Regular visitors to Greener House know that if it has a plug, I like to shut it down completely at night. So I was disappointed to enter my office this morning and hear that my desktop computer hard-drive had been humming all night long. The monitor had switched itself off, but the PC had probably been eating through about a hundred watts for the past 14 hours. The irony is that I had just been reading the night before about PC power consumption and suggestions for ways to reduce it. Leaving the computer on through the night was not one of those suggestions.So I took this as a hint to stop relying on my own good habits and set the computer up to go to sleep even if I’m too dopey to put it to bed. I’m used to computers going to sleep on their own because I mostly work on a laptop. (Laptops use far less power than desktops.) I had assumed that my PC eventually went into standby itself. But like most desktop PC users, I had never set Windows to go into standby if idle. The U.S. Environmental Protection Agency has found that sleep mode is enabled on only about 5 percent of commercially used PCs in the States.
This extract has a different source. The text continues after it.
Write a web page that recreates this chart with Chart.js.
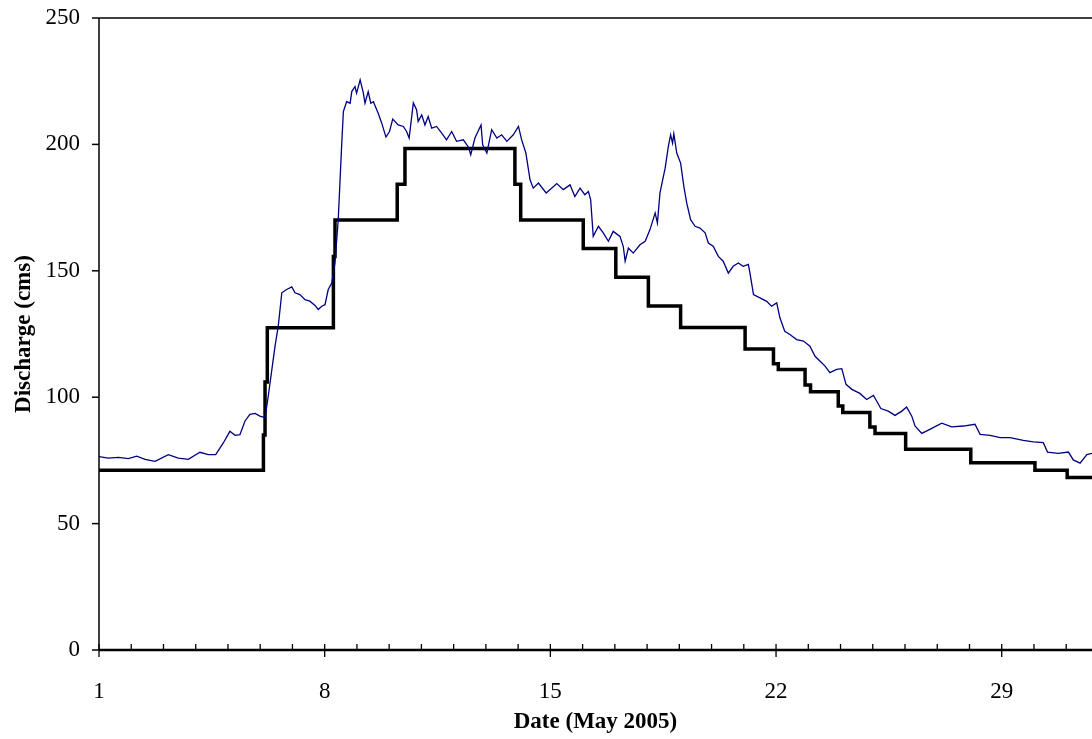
<!DOCTYPE html>
<html>
<head>
<meta charset="utf-8">
<script src="https://cdn.jsdelivr.net/npm/chart.js@4"></script>
<style>
  html, body { margin: 0; padding: 0; background: #fff; }
  #wrap { width: 1092px; height: 739px; }
</style>
</head>
<body>
<div id="wrap"><canvas id="flowChart"></canvas></div>
<script>
// observed discharge (blue trace): day of May 2005 and cms
const obsDays = [1.00, 1.29, 1.60, 1.91, 2.17, 2.43, 2.74, 3.15, 3.46, 3.77, 4.13, 4.39, 4.62, 4.86, 5.06, 5.22, 5.37, 5.53, 5.68, 5.84,
  5.99, 6.15, 6.25, 6.46, 6.56, 6.67, 6.82, 6.98, 7.08, 7.23, 7.39, 7.54, 7.70, 7.80, 7.91, 8.01, 8.11, 8.22, 8.32, 8.42,
  8.53, 8.58, 8.68, 8.79, 8.84, 8.94, 8.99, 9.10, 9.20, 9.25, 9.35, 9.43, 9.51, 9.66, 9.77, 9.90, 10.01, 10.11, 10.28, 10.44,
  10.54, 10.62, 10.75, 10.85, 10.90, 11.01, 11.11, 11.21, 11.32, 11.47, 11.63, 11.78, 11.94, 12.09, 12.30, 12.46, 12.53, 12.66, 12.85, 12.90,
  13.03, 13.18, 13.34, 13.49, 13.65, 13.85, 14.01, 14.11, 14.24, 14.37, 14.47, 14.63, 14.87, 15.20, 15.40, 15.61, 15.76, 15.92, 16.07, 16.18,
  16.25, 16.33, 16.49, 16.64, 16.80, 16.95, 17.16, 17.26, 17.32, 17.42, 17.57, 17.78, 17.94, 18.09, 18.25, 18.32, 18.40, 18.56, 18.66, 18.73,
  18.79, 18.83, 18.92, 19.04, 19.14, 19.23, 19.35, 19.49, 19.64, 19.80, 19.90, 20.05, 20.21, 20.36, 20.52, 20.67, 20.83, 20.98, 21.14, 21.19,
  21.30, 21.50, 21.71, 21.86, 22.02, 22.12, 22.27, 22.43, 22.64, 22.85, 23.05, 23.21, 23.36, 23.52, 23.67, 23.88, 24.04, 24.17, 24.35, 24.60,
  24.81, 25.02, 25.12, 25.25, 25.48, 25.69, 25.90, 26.05, 26.21, 26.31, 26.52, 26.77, 27.14, 27.45, 27.81, 28.17, 28.33, 28.64, 28.95, 29.26,
  29.67, 29.98, 30.29, 30.42, 30.76, 31.07, 31.22, 31.43, 31.64, 31.80];
const obsQ = [76.5, 75.9, 76.2, 75.7, 76.7, 75.4, 74.6, 77.3, 75.9, 75.4, 78.2, 77.3, 77.3, 82.0, 86.5, 84.9, 85.2, 90.6, 93.2, 93.6,
  92.5, 91.9, 100.4, 120.2, 128.1, 141.3, 142.6, 143.6, 141.3, 140.6, 138.6, 138.0, 136.3, 134.7, 136.0, 136.6, 142.6, 145.2, 153.1, 170.2,
  200.5, 213.0, 216.9, 216.3, 220.9, 222.9, 220.3, 225.5, 220.3, 216.3, 220.9, 216.3, 216.9, 212.3, 208.4, 202.9, 205.1, 210.0, 207.7, 207.1,
  205.1, 202.5, 216.4, 213.7, 209.1, 211.7, 207.7, 211.0, 206.4, 207.1, 204.5, 201.8, 205.1, 201.2, 201.8, 198.9, 195.9, 202.5, 207.7, 199.8,
  196.6, 205.8, 202.5, 203.8, 201.2, 203.8, 207.1, 201.8, 196.6, 186.0, 182.7, 184.7, 180.8, 184.5, 182.1, 184.0, 179.4, 182.7, 180.1, 181.4,
  178.1, 163.6, 167.6, 165.0, 161.7, 165.6, 163.6, 159.7, 153.8, 159.0, 157.0, 160.3, 161.7, 166.3, 172.9, 168.9, 180.8, 190.6, 199.2, 203.8,
  200.5, 204.2, 196.6, 192.6, 183.4, 176.8, 170.2, 167.6, 166.9, 165.0, 161.0, 159.7, 155.7, 153.8, 149.1, 151.8, 153.1, 151.8, 152.5, 149.2,
  140.6, 139.3, 137.9, 136.0, 137.3, 131.4, 126.1, 124.8, 122.8, 122.2, 120.2, 116.2, 114.3, 112.3, 109.7, 111.0, 111.3, 105.1, 103.1, 101.5,
  99.1, 100.7, 98.5, 95.5, 94.5, 92.8, 94.5, 96.1, 92.5, 88.6, 85.7, 87.3, 89.7, 88.3, 88.6, 89.3, 85.3, 84.9, 84.0, 84.0,
  82.9, 82.3, 82.0, 78.3, 77.8, 78.3, 75.2, 73.9, 77.3, 77.8];

// stepped series (black): day where the value changes, and the new value
const stepDays = [1, 6.10, 6.15, 6.22, 8.27, 8.32, 10.25, 10.49, 13.90, 14.08, 16.02, 17.03, 18.04, 19.04, 21.04, 21.92, 22.07, 22.90,
  23.07, 23.93, 24.07, 24.91, 25.07, 26.02, 28.04, 30.03, 31.03, 31.80];
const stepQ = [71.1, 85.0, 106.0, 127.5, 155.7, 170.1, 184.2, 198.4, 184.2, 170.1, 158.8, 147.4, 136.1, 127.6, 119.1, 113.2, 111.0, 104.8,
  102.2, 96.5, 93.9, 88.2, 85.6, 79.4, 74.1, 71.1, 68.2, 68.2];

const yTicks = [0, 50, 100, 150, 200, 250];
const xLabelDays = [1, 8, 15, 22, 29];
const xDayTicks = Array.from({length: 31}, (_, i) => i + 1);

const serif = "'Liberation Serif', 'Times New Roman', serif";

// frame + tick marks, placed through the scales
const axisFrame = {
  id: 'axisFrame',
  afterDatasetsDraw(chart) {
    const {ctx, chartArea: a, scales: {x, y}} = chart;
    const seg = (x1, y1, x2, y2) => { ctx.beginPath(); ctx.moveTo(x1, y1); ctx.lineTo(x2, y2); ctx.stroke(); };
    ctx.save();
    ctx.strokeStyle = '#000';
    ctx.lineWidth = 1.5;
    seg(a.left, a.top, a.right, a.top);
    seg(a.left, a.top, a.left, a.bottom);
    yTicks.forEach(v => {
      const py = y.getPixelForValue(v);
      seg(a.left - 7, py, a.left, py);
    });
    ctx.lineWidth = 1.3;
    xDayTicks.forEach(d => {
      const px = x.getPixelForValue(d);
      if (xLabelDays.includes(d)) seg(px, a.bottom - 6, px, a.bottom + 7);
      else seg(px, a.bottom - 6, px, a.bottom);
    });
    ctx.lineWidth = 2.5;
    seg(a.left, a.bottom, a.right, a.bottom);
    ctx.restore();
  }
};

new Chart(document.getElementById('flowChart'), {
  type: 'line',
  data: {
    datasets: [
      {
        label: 'Observed',
        data: obsDays.map((d, i) => ({x: d, y: obsQ[i]})),
        borderColor: '#000080',
        borderWidth: 1.3,
        pointRadius: 0,
        tension: 0
      },
      {
        label: 'Stepped',
        data: stepDays.map((d, i) => ({x: d, y: stepQ[i]})),
        borderColor: '#000',
        borderWidth: 3.5,
        pointRadius: 0,
        stepped: true
      }
    ]
  },
  options: {
    responsive: true,
    maintainAspectRatio: false,
    animation: false,
    layout: { padding: { top: 18, right: 0, left: 0, bottom: 0 } },
    plugins: {
      legend: { display: false },
      tooltip: { enabled: false }
    },
    scales: {
      x: {
        type: 'linear',
        min: 1,
        max: 31.8,
        afterBuildTicks: scale => { scale.ticks = xDayTicks.map(v => ({value: v})); },
        afterFit: scale => {
          scale.height = 89;
          scale.paddingLeft = 0;
          scale.paddingRight = 0;
        },
        grid: { display: false },
        border: { display: false },
        ticks: {
          autoSkip: false,
          maxRotation: 0,
          padding: 20,
          color: '#000',
          font: { family: serif, size: 23 },
          callback: v => xLabelDays.includes(v) ? String(v) : ''
        },
        title: {
          display: true,
          text: 'Date (May 2005)',
          color: '#000',
          font: { family: serif, size: 23, weight: 'bold' },
          padding: { top: 3, bottom: 3 }
        }
      },
      y: {
        min: 0,
        max: 250,
        afterFit: scale => {
          scale.width = 99;
          scale.paddingTop = 0;
          scale.paddingBottom = 0;
        },
        grid: { display: false },
        border: { display: false },
        ticks: {
          stepSize: 50,
          padding: 11,
          color: '#000',
          font: { family: serif, size: 23 }
        },
        title: {
          display: true,
          text: 'Discharge (cms)',
          color: '#000',
          font: { family: serif, size: 23, weight: 'bold' },
          padding: { top: 10, bottom: 10 }
        }
      }
    }
  },
  plugins: [axisFrame]
});
</script>
</body>
</html>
The process is so simple it’s hard to believe it comes from Microsoft. In Windows XP, click Start>Control Panel>Power Options. There, I discovered that my desktop was set—probably at the factory—to turn off the hard disks “Never” and standby or hibernate “Never.” I changed these options to turn the monitor off after 15 minutes, turn off the hard-drive and go into standby after 30 minutes and hibernate after 2 hours.
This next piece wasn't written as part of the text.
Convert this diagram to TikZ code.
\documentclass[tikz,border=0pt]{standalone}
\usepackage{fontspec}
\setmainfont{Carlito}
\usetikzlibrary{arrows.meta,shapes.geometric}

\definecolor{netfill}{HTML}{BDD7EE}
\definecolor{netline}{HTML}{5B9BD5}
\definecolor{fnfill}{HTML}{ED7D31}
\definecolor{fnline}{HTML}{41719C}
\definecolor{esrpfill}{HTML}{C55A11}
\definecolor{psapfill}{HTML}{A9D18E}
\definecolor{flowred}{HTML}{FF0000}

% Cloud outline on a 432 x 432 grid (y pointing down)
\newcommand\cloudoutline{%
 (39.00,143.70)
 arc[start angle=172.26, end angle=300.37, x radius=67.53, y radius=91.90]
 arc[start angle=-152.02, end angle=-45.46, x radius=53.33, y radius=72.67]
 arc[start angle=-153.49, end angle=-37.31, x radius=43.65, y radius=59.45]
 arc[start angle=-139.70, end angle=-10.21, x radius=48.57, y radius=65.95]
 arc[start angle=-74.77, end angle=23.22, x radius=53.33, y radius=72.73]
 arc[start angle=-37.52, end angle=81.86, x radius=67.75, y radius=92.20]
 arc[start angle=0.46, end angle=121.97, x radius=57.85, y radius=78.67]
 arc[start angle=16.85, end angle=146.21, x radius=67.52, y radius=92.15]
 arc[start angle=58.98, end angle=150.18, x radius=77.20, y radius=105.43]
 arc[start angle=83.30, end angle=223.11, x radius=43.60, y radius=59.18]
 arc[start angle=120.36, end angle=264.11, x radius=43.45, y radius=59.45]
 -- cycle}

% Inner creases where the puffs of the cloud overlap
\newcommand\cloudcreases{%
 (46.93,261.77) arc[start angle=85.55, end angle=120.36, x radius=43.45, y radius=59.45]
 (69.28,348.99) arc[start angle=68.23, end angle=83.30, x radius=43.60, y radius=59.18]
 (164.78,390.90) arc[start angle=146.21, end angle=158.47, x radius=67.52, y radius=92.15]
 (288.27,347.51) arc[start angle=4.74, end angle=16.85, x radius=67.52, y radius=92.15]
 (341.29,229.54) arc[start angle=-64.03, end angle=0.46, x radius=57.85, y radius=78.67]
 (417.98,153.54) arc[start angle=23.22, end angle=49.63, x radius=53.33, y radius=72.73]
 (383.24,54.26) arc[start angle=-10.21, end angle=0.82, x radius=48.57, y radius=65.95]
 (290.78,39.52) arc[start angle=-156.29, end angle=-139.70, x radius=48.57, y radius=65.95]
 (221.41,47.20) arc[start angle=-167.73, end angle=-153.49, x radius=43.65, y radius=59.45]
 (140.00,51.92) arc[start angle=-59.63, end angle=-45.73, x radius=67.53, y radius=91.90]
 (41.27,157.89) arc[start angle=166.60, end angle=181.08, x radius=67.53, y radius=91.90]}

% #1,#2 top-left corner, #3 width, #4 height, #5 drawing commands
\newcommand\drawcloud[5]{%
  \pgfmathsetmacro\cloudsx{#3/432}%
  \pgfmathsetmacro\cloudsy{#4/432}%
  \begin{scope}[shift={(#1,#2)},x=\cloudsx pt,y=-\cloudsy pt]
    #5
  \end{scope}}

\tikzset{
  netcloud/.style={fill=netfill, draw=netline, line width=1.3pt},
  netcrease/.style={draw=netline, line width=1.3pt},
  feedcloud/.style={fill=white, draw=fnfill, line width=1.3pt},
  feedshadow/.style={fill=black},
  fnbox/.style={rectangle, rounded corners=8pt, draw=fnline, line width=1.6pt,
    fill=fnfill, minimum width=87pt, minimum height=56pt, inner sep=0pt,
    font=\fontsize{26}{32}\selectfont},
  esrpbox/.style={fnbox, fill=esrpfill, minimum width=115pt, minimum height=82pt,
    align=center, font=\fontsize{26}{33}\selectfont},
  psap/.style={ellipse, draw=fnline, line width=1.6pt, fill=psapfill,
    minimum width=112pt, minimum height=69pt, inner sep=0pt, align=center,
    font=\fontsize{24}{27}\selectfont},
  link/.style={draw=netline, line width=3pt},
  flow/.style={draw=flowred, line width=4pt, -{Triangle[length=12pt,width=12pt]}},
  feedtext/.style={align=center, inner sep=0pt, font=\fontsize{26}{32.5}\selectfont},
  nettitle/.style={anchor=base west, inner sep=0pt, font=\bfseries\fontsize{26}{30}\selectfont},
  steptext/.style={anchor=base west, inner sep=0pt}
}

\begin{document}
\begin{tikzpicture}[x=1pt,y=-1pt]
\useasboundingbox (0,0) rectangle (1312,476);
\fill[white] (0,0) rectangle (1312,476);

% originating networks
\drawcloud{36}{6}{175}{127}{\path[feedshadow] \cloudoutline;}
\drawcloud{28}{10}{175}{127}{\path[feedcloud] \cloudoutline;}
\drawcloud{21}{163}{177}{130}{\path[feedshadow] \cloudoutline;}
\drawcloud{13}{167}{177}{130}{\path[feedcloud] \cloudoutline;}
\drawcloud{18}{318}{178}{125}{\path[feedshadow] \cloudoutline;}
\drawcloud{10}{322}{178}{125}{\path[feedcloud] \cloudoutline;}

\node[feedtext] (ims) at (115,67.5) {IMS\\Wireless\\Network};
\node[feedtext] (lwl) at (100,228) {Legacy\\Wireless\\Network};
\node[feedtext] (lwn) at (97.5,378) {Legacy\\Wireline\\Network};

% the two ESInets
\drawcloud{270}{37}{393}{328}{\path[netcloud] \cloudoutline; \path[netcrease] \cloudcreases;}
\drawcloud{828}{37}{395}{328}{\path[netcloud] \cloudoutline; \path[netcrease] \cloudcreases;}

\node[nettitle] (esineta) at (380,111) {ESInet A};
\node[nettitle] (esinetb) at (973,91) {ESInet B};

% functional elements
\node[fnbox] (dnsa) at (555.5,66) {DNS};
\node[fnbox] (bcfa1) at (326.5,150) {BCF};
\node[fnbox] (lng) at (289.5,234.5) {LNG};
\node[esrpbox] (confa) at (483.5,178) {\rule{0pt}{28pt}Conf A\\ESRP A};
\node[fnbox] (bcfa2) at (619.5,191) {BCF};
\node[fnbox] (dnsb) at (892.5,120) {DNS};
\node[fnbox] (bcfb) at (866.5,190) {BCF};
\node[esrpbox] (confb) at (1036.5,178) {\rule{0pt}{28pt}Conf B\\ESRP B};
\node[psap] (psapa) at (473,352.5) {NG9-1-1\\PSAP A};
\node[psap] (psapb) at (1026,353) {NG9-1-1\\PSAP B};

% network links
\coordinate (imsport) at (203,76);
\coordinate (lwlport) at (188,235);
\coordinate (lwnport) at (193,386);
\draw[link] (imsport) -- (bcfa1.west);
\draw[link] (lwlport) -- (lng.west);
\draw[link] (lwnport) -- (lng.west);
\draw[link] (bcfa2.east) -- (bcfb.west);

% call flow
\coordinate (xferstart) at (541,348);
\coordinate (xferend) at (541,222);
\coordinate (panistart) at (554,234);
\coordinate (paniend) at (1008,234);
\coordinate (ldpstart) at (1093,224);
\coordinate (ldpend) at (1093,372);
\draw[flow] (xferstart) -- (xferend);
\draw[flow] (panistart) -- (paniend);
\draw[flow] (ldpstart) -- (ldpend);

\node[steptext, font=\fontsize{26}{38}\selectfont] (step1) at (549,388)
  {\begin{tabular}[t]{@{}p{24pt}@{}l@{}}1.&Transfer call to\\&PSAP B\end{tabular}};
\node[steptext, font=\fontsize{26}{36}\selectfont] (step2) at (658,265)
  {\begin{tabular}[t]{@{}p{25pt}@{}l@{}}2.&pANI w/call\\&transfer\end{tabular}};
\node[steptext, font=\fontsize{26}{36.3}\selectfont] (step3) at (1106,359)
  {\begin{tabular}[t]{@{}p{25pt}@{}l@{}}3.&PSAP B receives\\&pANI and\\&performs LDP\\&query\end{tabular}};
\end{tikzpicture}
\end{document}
Standby spins down the hard-drive and puts the machine into power saving mode, but maintains power to your memory so you don’t loose your work and your documents and programs remain open. When a machine hibernates, it saves whatever you have been working on and shuts down more-or-less completely. When awoken—by quickly pressing the power button on my PC—it will return to the state in which you left it, but this takes longer than reviving from standby. On my machine, waking up the CRT monitor alone takes about 7 seconds, waking up the computer from standby takes 12 seconds and from hibernation takes 25 seconds.
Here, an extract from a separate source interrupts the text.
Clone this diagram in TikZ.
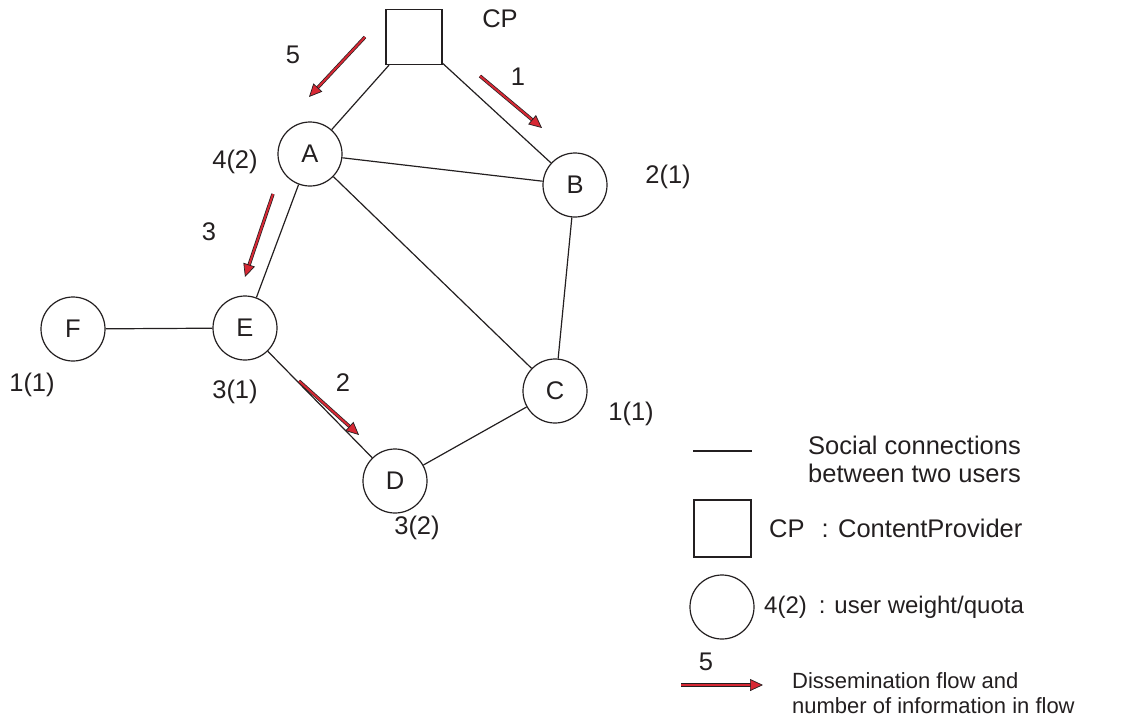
\documentclass[tikz,border=0pt]{standalone}
\usepackage{fontspec}
\setmainfont{Liberation Sans}
\usetikzlibrary{arrows.meta}
\definecolor{flowred}{RGB}{215,40,52}
\definecolor{ink}{RGB}{35,31,32}
\begin{document}
\begin{tikzpicture}[x=1pt,y=-1pt,
  user/.style={draw=ink, line width=1.2pt, circle, minimum size=64pt, inner sep=0pt, font=\fontsize{25.5}{28}\selectfont, text=ink},
  cpbox/.style={draw=ink, line width=1.2pt, rectangle, minimum width=56pt, minimum height=55pt, inner sep=0pt},
  link/.style={draw=ink, line width=1.2pt},
  lbl/.style={font=\fontsize{25.5}{28}\selectfont, text=ink, inner sep=0pt},
  lgd/.style={font=\fontsize{25.5}{28}\selectfont, text=ink, inner sep=0pt, anchor=west},
  lgdmid/.style={font=\fontsize{24}{27}\selectfont, text=ink, inner sep=0pt, anchor=west},
  lgdsmall/.style={font=\fontsize{22}{25}\selectfont, text=ink, inner sep=0pt, anchor=west},
  flowout/.style={draw=ink, line width=3.4pt, shorten >=9pt},
  flowin/.style={draw=flowred, line width=2pt, -{Triangle[length=13pt,width=12pt,fill=flowred,color=ink,line width=0.7pt]}}
]
\useasboundingbox (0,0) rectangle (1136,721);
% nodes
\node[cpbox] (CP) at (414,37) {};
\node[user] (A) at (310,154) {A};
\node[user] (B) at (575,185) {B};
\node[user] (E) at (245,328) {E};
\node[user] (F) at (73,329) {F};
\node[user] (C) at (555,391) {C};
\node[user] (D) at (395,481) {D};
% links
\draw[link] (CP) -- (A);
\draw[link] (CP) -- (B);
\draw[link] (A) -- (B);
\draw[link] (A) -- (C);
\draw[link] (A) -- (E);
\draw[link] (B) -- (C);
\draw[link] (F) -- (E);
\draw[link] (E) -- (D);
\draw[link] (D) -- (C);
% labels
\node[lbl] (lcp) at (500,19) {CP};
\node[lbl] (l5) at (293,55) {5};
\node[lbl] (l1) at (518,77) {1};
\node[lbl] (lA) at (235,162) {4(2)};
\node[lbl] (lB) at (668,177) {2(1)};
\node[lbl] (l3) at (209,232) {3};
\node[lbl] (lF) at (32,385) {1(1)};
\node[lbl] (lE) at (235,392) {3(1)};
\node[lbl] (l2) at (343,383) {2};
\node[lbl] (lC) at (631,414) {1(1)};
\node[lbl] (lD) at (417,528) {3(2)};
% flow arrows
\coordinate (f5s) at (365,37);  \coordinate (f5e) at (309,97);
\coordinate (f1s) at (480,76);  \coordinate (f1e) at (542,128);
\coordinate (f3s) at (273,194); \coordinate (f3e) at (245,277);
\coordinate (f2s) at (299,381); \coordinate (f2e) at (359,435);
\foreach \s/\e in {f5s/f5e,f1s/f1e,f3s/f3e,f2s/f2e}{
  \draw[flowout] (\s) -- (\e);
  \draw[flowin] (\s) -- (\e);
}
% legend
\coordinate (lg1) at (693,451); \coordinate (lg2) at (752,451);
\draw[link] (lg1) -- (lg2);
\node[lgd] (t1) at (808,445) {Social connections};
\node[lgd] (t2) at (808,473) {between two users};
\node[cpbox, minimum width=57pt, minimum height=57pt] (lsq) at (722.5,528.5) {};
\node[lgd] (t3) at (769,528) {CP\hspace*{17pt}: ContentProvider};
\node[user] (lci) at (722,607) {};
\node[lgdmid] (t4) at (764,607) {4(2)\hspace*{12pt}: user weight/quota};
\coordinate (la1) at (681,685); \coordinate (la2) at (763,685);
\draw[flowout] (la1) -- (la2);
\draw[flowin] (la1) -- (la2);
\node[lbl] (t5) at (706,662) {5};
\node[lgdsmall] (t6) at (792,681) {Dissemination flow and};
\node[lgdsmall] (t7) at (792,706) {number of information in flow};
\end{tikzpicture}
\end{document}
At this point you may be starting to remember the advice about computers you once heard from a friend of a friend of a friend. Perhaps you heard that computers use hardly any electricity when they are awake but idle. Or that when the monitor switches into screensaver mode it uses less power. Perhaps the story you heard was that starting up a computer takes more energy than leaving it on, or that hard-drives last longer if you leave them spinning all night.

They are all myths. You will find them well debunked on Michael Bluejay’s page on computers within his excellent website devoted to saving electricity. Walt Mossberg, the personal technology guru of the Wall Street Journal, addresses the last myth here.

Screensavers won’t help you reduce power consumption; the computer and monitor are still working. Screensavers save screens, not electricity. Idle computers use almost as much energy as when doing light work, such as word processing. Starting a computer takes no more power than using a computer, and hard-drives running 24/7 die sooner, not later.If you are about to buy a computer, I recommend Mike Chin’s thorough article Choose an Energy Efficient Computer. His general recommendations are laptops, iMacs and LCD monitors, but he also has specific recommendations for PC processors. Replacing a CRT (Cathode Ray Tube) monitor with an LCD model will instantly cut consumption from about 80 watts to approximately 35 watts for a 17-inch model.The most energy efficient computer is one that is off, however, so if you find that a chore, here are some Windows XP shortcuts to make it easier. If you have several windows open, hold down Alt and press F4 as many times as required to close each window and one more time to bring up the Windows shut-down box. Then press the letter U and the PC will turn off safely. If you already have all programs closed, pressing Start-U-U on the keyboard is even faster.

My new power settings are just a backup. I still plan to turn off my PC completely at night—when I remember.